The murder of Baldr was not left unpunished, and eventually the gods tracked down Loki, who was hiding in a pool at the base of Franang's Falls in the shape of a salmon. There they caught the Trickster with his own famous invention, the fishing net. They also hunted down Loki's two children with Sigyn, Narfi and Vali (not to be confused with Vali, the son of Odin and Rind). They changed Váli into a wolf, and he then turned against his brother and killed him. They used Narfi's entrails to bind Loki to three slabs of stone, and Skaoi placed a snake above his head so that its venom would pour onto him. Sigyn sits beside him and collects the venom in a wooden bowl, but she has to empty the bowl when it fills up, during which time the searing venom drips onto the Trickster's face. The pain is then so terrible that he writhes, making the earth shake.

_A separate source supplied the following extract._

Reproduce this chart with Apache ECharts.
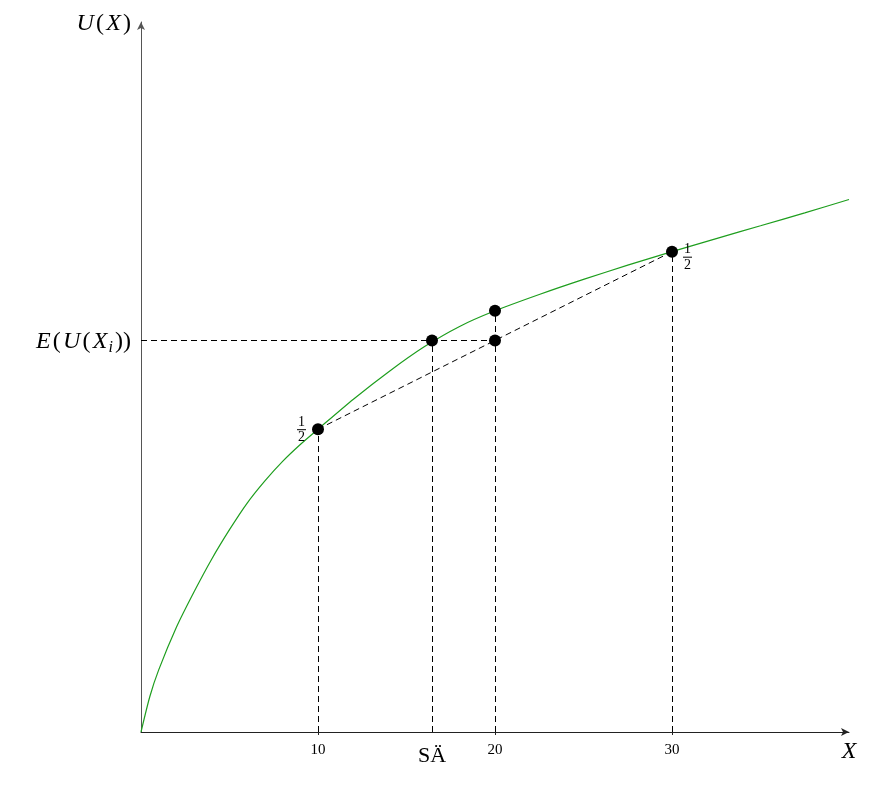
<!DOCTYPE html>
<html>
<head>
<meta charset="utf-8">
<script src="https://cdn.jsdelivr.net/npm/echarts@6/dist/echarts.min.js"></script>
<style>
  html, body { margin: 0; padding: 0; background: #fff; }
  #chart { width: 880px; height: 787px; }
</style>
</head>
<body>
<div id="chart"></div>
<script>
// ---- Data ----
const curveX = [0, 0.5, 1, 2, 3, 4, 5, 6, 7, 8, 9, 10, 12, 14, 16, 18, 20, 22.5, 25, 27.5, 30, 32.5, 35, 37.5, 40];
const curveU = [0, 2.0, 3.5, 5.9, 7.9, 9.75, 11.4, 12.9, 14.15, 15.25, 16.2, 17.06, 18.75, 20.3, 21.7, 22.85, 23.73, 24.65, 25.5, 26.3, 27.06, 27.8, 28.52, 29.25, 30.0];

const lotteryX = [10, 30];
const lotteryU = [17.06, 27.06];
const lotteryNum = ['1', '1'];   // probabilities 1/2
const lotteryDen = ['2', '2'];

const sureX = 20;
const sureU = 23.73;
const expectedU = 22.05;        // E(U(X_i))
const ceX = 16.44;              // SÄ
const tickValues = [10, 20, 30];
const tickLabels = ['10', '20', '30'];
const axisMax = 40;

// ---- Chart ----
const FONT = '"Liberation Serif", "DejaVu Serif", serif';
const chart = echarts.init(document.getElementById('chart'), null, { renderer: 'canvas' });

const curveData = curveX.map((x, i) => [x, curveU[i]]);

const dashStyle = { color: '#000', width: 1, type: [6, 4], opacity: 1 };

const fracRich = {
  n: { fontFamily: FONT, fontSize: 14, lineHeight: 12, align: 'center', color: '#000' },
  b: { width: 9, height: 1, lineHeight: 3, backgroundColor: '#000', align: 'center' },
  d: { fontFamily: FONT, fontSize: 14, lineHeight: 13, align: 'center', color: '#000' }
};

const mathRich = {
  i: { fontFamily: FONT, fontStyle: 'italic', fontSize: 24, color: '#000', lineHeight: 28, padding: [0, 1.2, 0, 1.2] },
  r: { fontFamily: FONT, fontSize: 24, color: '#000', lineHeight: 28, padding: [0, 1, 0, 1] },
  s: { fontFamily: FONT, fontStyle: 'italic', fontSize: 16, color: '#000', lineHeight: 16, verticalAlign: 'bottom', padding: [0, 1, 0, 0] }
};

const option = {
  animation: false,
  backgroundColor: '#ffffff',
  grid: { left: 141, right: 31, top: 22, bottom: 55, containLabel: false },
  xAxis: [
    {
      type: 'value', min: 0, max: axisMax, interval: 10,
      splitLine: { show: false },
      axisLine: { show: true, lineStyle: { color: '#222', width: 1 }, symbol: ['none', 'arrow'], symbolSize: [6, 8] },
      axisTick: { show: true, customValues: tickValues, length: 3, lineStyle: { color: '#222' } },
      axisLabel: {
        show: true, customValues: tickValues, margin: 11,
        formatter: v => tickLabels[tickValues.indexOf(v)] || '',
        fontFamily: FONT, fontSize: 15, color: '#000'
      },
      name: '{i|X}', nameLocation: 'end', nameGap: 0,
      nameTextStyle: { align: 'center', verticalAlign: 'top', padding: [6, 0, 0, 0], rich: mathRich }
    },
    {
      type: 'value', min: 0, max: axisMax, interval: 10, position: 'bottom',
      splitLine: { show: false },
      axisLine: { show: false },
      axisTick: { show: true, inside: true, customValues: tickValues, length: 3, lineStyle: { color: '#222' } },
      axisLabel: { show: false }
    }
  ],
  yAxis: {
    type: 'value', min: 0, max: axisMax,
    splitLine: { show: false },
    axisTick: { show: false },
    axisLabel: { show: false },
    axisLine: { show: true, lineStyle: { color: '#555', width: 1 }, symbol: ['none', 'arrow'], symbolSize: [6, 8] },
    name: '{i|U}{r|(}{i|X}{r|)}', nameLocation: 'end', nameGap: 0,
    nameTextStyle: {
      align: 'right', verticalAlign: 'middle', padding: [4, 9, 0, 0],
      rich: mathRich
    }
  },
  series: [
    {
      type: 'line', name: 'curve', data: curveData, smooth: 0.25,
      showSymbol: false, symbol: 'none',
      lineStyle: { color: '#1e9e1e', width: 1.2 },
      z: 3
    },
    {
      type: 'lines', coordinateSystem: 'cartesian2d', polyline: false,
      lineStyle: dashStyle, z: 2,
      data: [
        { coords: [[lotteryX[0], lotteryU[0]], [lotteryX[1], lotteryU[1]]] },
        { coords: [[lotteryX[0], 0], [lotteryX[0], lotteryU[0]]] },
        { coords: [[lotteryX[1], 0], [lotteryX[1], lotteryU[1]]] },
        { coords: [[sureX, 0], [sureX, sureU]] },
        { coords: [[ceX, 0], [ceX, expectedU]] },
        { coords: [[0, expectedU], [sureX, expectedU]] }
      ]
    },
    {
      type: 'scatter', symbol: 'circle', symbolSize: 12,
      itemStyle: { color: '#000', opacity: 1 }, z: 5,
      data: [
        {
          value: [lotteryX[0], lotteryU[0]],
          label: { show: true, position: 'left', distance: 6, offset: [0, 1],
            formatter: '{n|' + lotteryNum[0] + '}\n{b| }\n{d|' + lotteryDen[0] + '}', rich: fracRich }
        },
        {
          value: [lotteryX[1], lotteryU[1]],
          label: { show: true, position: 'right', distance: 5, offset: [0, 6],
            formatter: '{n|' + lotteryNum[1] + '}\n{b| }\n{d|' + lotteryDen[1] + '}', rich: fracRich }
        },
        { value: [sureX, sureU] },
        { value: [ceX, expectedU] },
        { value: [sureX, expectedU] }
      ]
    },
    {
      type: 'scatter', symbolSize: 0, z: 6, silent: true,
      itemStyle: { opacity: 1 },
      data: [
        {
          value: [0, expectedU],
          label: {
            show: true, position: 'left', distance: 9, offset: [0, 1],
            formatter: '{i|E}{r|(}{i|U}{r|(}{i|X}{s|i}{r|))}',
            rich: mathRich
          }
        },
        {
          value: [ceX, 0],
          label: {
            show: true, position: 'bottom', distance: 13,
            formatter: 'SÄ', fontFamily: FONT, fontSize: 22, color: '#000'
          }
        }
      ]
    }
  ]
};

chart.setOption(option);
</script>
</body>
</html>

Baldr's murder was also one of the events that precipitated Ragnarok. Loki would stay bound until then. When Ragnarök finally comes and Loki is freed by the trembling earth, he will sail to Vigrid from the north on a ship that also bears Hel and all those from her realm. Once on the battlefield, he will meet Heimdall. They will fight and though Heimdall is ultimately victorious, he later dies of his wounds.